To do search in emails I’m using FTS in SQLite. The database uses ICU. One user sent me an example where the search for Chinese characters has an unexpected result. He sent me an example database with 2 emails only:

  • case 1: if search term is 明天, then email 1 shows up which is good
  • case 2: if search term is 明, then email 2 shows up which is NOT good, I expect both emails should show up

Now comes the weird part: when I got the database neither case 1 nor case 2 gave any result. After redoing the FTS both searches work fine:

The user also redid the FTS and now case 1 works fine for him and case 2 does not.

Any idea what could cause this problem and how to fix it?

@Christian_Schmitz : which is the latest unicode version supported by the plugin version 24.0?

I’m using fts4 and a really old unicode version.

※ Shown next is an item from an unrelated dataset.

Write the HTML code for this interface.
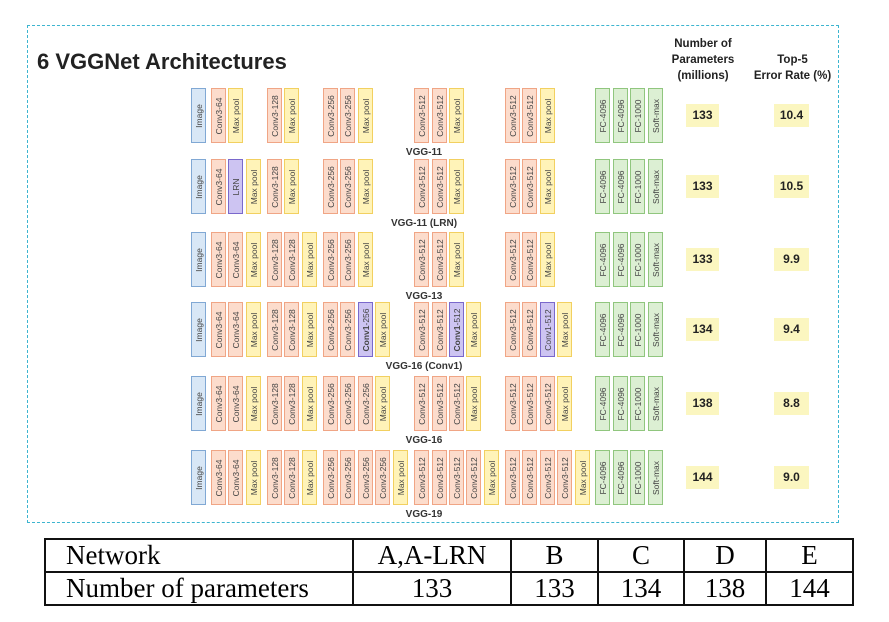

So I wanted to update. But I wasn’t able to find which unicode version is the latest built in one. 14???

We load the unicode libraries included with macOS, Linux or on Windows with the application or the OS.
That may not be the latest one.

Latest should be 15.1 or higher.

1 Like

I should have been more clear. This is my code to make an fts table:

Dim sql As String = "CREATE VIRTUAL TABLE bodyindex USING fts4(tokenize=unicode61,content='', messagebody);"

I have been using this for a very long time. Which version of unicode can I use for the tokenizer? Is this still necessary? I wasn’t able to find much information on the SQLite website. And it’s been too long since I did this code.